Se habla mucho de los centennials, porque crecieron con este contenido, lo cual les ha configurado este tipo de mirada de una forma más efectiva. Pero lo cierto es que quien sea que se haya acostumbrado a la cámara frontal de su móvil se ha acostumbrado también a documentar su vida. Y, tal vez, le sea igual de difícil pensar en ella sin una audiencia que la vaya a consumir.
En búsqueda de la autenticidad en 2025
Pocos jóvenes escapan de una vida llevada a cabo online, necesariamente artificial, aunque también son cada vez más los que lo intentan y comunican sus esfuerzos para lograrlo. Mucho tiene que ver con ese hartazgo que trae consigo esa cámara mental, esa mirada que convierte la vida en contenido. En el mundo real, los gestos espontáneos y genuinos son posibles, así estén siendo realizados ante otros. En el digital, en cambio, todo tiende a ser curado o premeditado.
“A los extraños no les importas, y eso es una verdad fundamental que las plataformas de las redes sociales necesitan que olvidemos” (Freya India, autora del Substack Girls)
Y, sin embargo, desde los primeros días de estas plataformas han habitado en ellas los policías de la autenticidad, siempre listos para criticar cualquier acto que huela a “performance”. Lo que hace 10 años era el “virtue signaling” (declarar de forma pública ciertas opiniones para mostrarse como “moralmente superior”, sin que a esas declaraciones las acompañen acciones), ahora es el “performative male”, el “performative reading”, o el “performative” lo que sea.
Fuera de la pantalla, además, es difícil darse cuenta de esos patrones. Ver a alguien leyendo un libro en un parque, o en la terraza de una cafetería, e inmediatamente asumir que lo está haciendo únicamente para que los demás lo vean y le dé cierto estatus, es una forma muy particular de entender y percibir la realidad social. El arquetipo de la persona pretenciosa, o del hombre “sensible” que se hace “aliado feminista” solo para conseguir atención femenina, ha existido desde muchos años antes de que explosionaran las redes sociales. Pero reducir comportamientos a patrones estéticos que además ayudan a descifrar las intenciones de quienes los personifican no había tenido lugar antes de los algoritmos.
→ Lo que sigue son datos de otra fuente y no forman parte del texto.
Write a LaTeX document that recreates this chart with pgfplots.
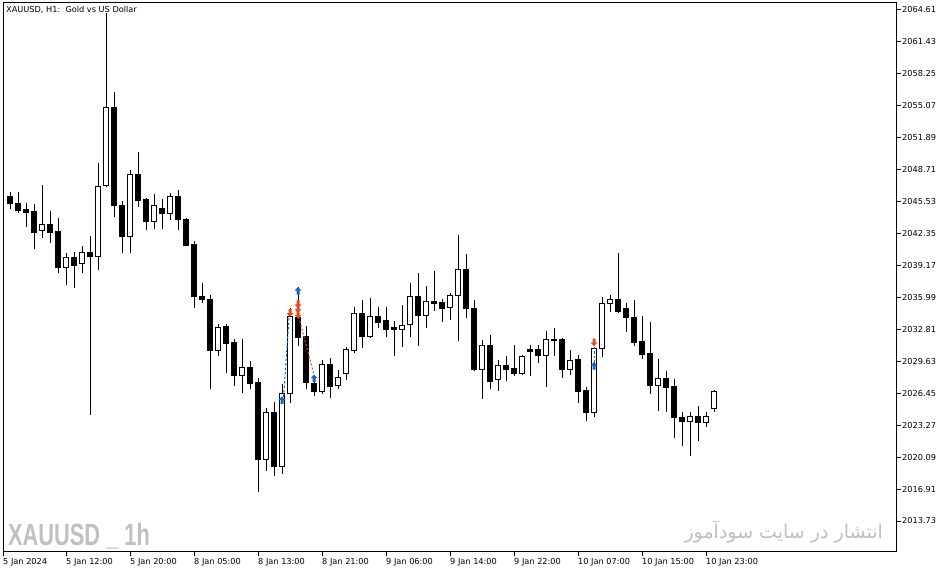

Sí, seguro que ya habías visto por la calle o en alguna terraza a ese hombre performativo. Lo más seguro es que no lo hubieras notado por más de cinco segundos. Escribía Freya India, autora del Substack Girls y colaboradora de Jonathan Haidt, que fuera de la mirada de internet a nadie le importa tu vida, no en el mismo sentido: “A los extraños no les importas, y eso es una verdad fundamental que las plataformas de las redes sociales necesitan que olvidemos”. Fuera de internet, cosas como la autorrepresentación o la autenticidad o falta de autenticidad de los actos, pierden importancia. También se relaja la vigilancia sobre lo que están haciendo los demás. Tal vez por eso es tan importante la existencia de terceros espacios, y tal vez también por eso los hombres con tote bags y té matcha están reuniéndose en parques y universidades de todo el mundo, para decidir cuál de ellos personifica mejor el meme, esa comunicación exclusiva de lo online, que los ridiculiza.